MES : une chouette usine à dette

Le Mécanisme européen de stabilité, qui divise la gauche, pourrait se révéler tout à fait idéal pour aggraver la crise européenne.

Thierry Brun  • 1 mars 2012 abonné·es

Une partie de la gauche a voté contre la création d’un Mécanisme européen de stabilité (MES). Ce fonds de solidarité entre les États, censé apporter, « sous une stricte conditionnalité de politique économique » , un soutien aux membres ayant de graves difficultés de financement, est fortement contesté, au point que le Front de gauche veut déposer un recours devant le Conseil constitutionnel pour bloquer la procédure de ratification du traité instituant ce MES. Les ­députés et sénateurs d’Europe Écologie-Les Verts sont aussi opposés à cette ratification. Au Parti socialiste, quinze députés ont voté contre les deux projets de loi qui l’autorisent.
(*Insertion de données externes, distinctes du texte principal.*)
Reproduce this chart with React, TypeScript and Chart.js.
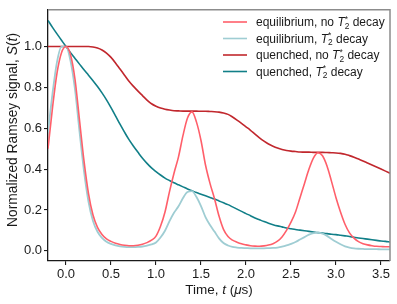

Principal argument des opposants, le MES ne fera qu’aggraver les difficultés rencontrées par certains États de l’Union et fragiliser un peu plus la zone euro. Jean-Luc Mélenchon invoque un traité « étroitement articulé avec l’autre traité sur la stabilité budgétaire » , c’est-à-dire le traité sur la stabilité, la coordination et la gouvernance de l’Union (TSCG), qui institue la « règle d’or » d’équilibre budgétaire. Celui-ci « prévoit des plans d’austérité impératifs et leur mise en œuvre autoritaire par la troïka BCE-Commission européenne-FMI. Il introduit ainsi le FMI dans le fonctionnement d’un mécanisme communautaire européen » . La sénatrice socialiste Marie-Noëlle Lienemann, dans une lettre adressée aux membres du groupe socialiste du Sénat, estime que les textes instaurant le MES « ne constituent pas une avancée de la solidarité européenne. […] Les versements des aides issues de ce fonds seront conditionnés à la ratification du traité de discipline budgétaire (traité “Merkozy” ou TSCG) par ceux qui les demanderont ! »

Une autre raison pousse une partie de la gauche à s’opposer au MES. Une étude d’impact ­réalisée par le ministère des Affaires étrangères et européennes indique que la France doit trouver 16,3 milliards d’euros dans l’immédiat pour alimenter le capital du fonds, et jusqu’à 142,7 milliards pour sa quote-part dans la souscription au capital du MES, qui devra disposer de 700 milliards. Le hic est qu’en cas de flambée spéculative et d’aggravation de la crise en Grèce, en Irlande, en Espagne, au Portugal et en Italie, le fonds devra très vite mobiliser la totalité de ses ressources. Or, « les membres du MES s’engagent de manière irrévocable et inconditionnelle à fournir leur contribution au capital social autorisé » , rappelle l’étude du ministère.

Les États membres du fonds, qu’ils soient ou non en difficulté, devront donc s’endetter sur les marchés financiers, pour des sommes colossales, tout respectant les critères de retour à l’équilibre budgétaire du TSCG. Le MES sera, de plus, autorisé à emprunter sur les marchés financiers trois ou quatre fois son capital, des sommes qui engageront des États déjà soumis à la défiance des marchés.
Parmi les pays adhérents au MES, seuls l’Allemagne et les Pays-Bas ont encore leur triple A. Comment le MES remboursera-t-il sa dette si les pays contributeurs sont en difficulté et si les taux d’intérêt grimpent ? Dans ces conditions, comment respecter la nouvelle règle d’or d’équilibre budgétaire imposée aux États de la zone euro, qui limite le déficit public annuel à… 0,5 % du PIB ? Les concepteurs de ce mécanisme n’ont pas de réponse à ces questions.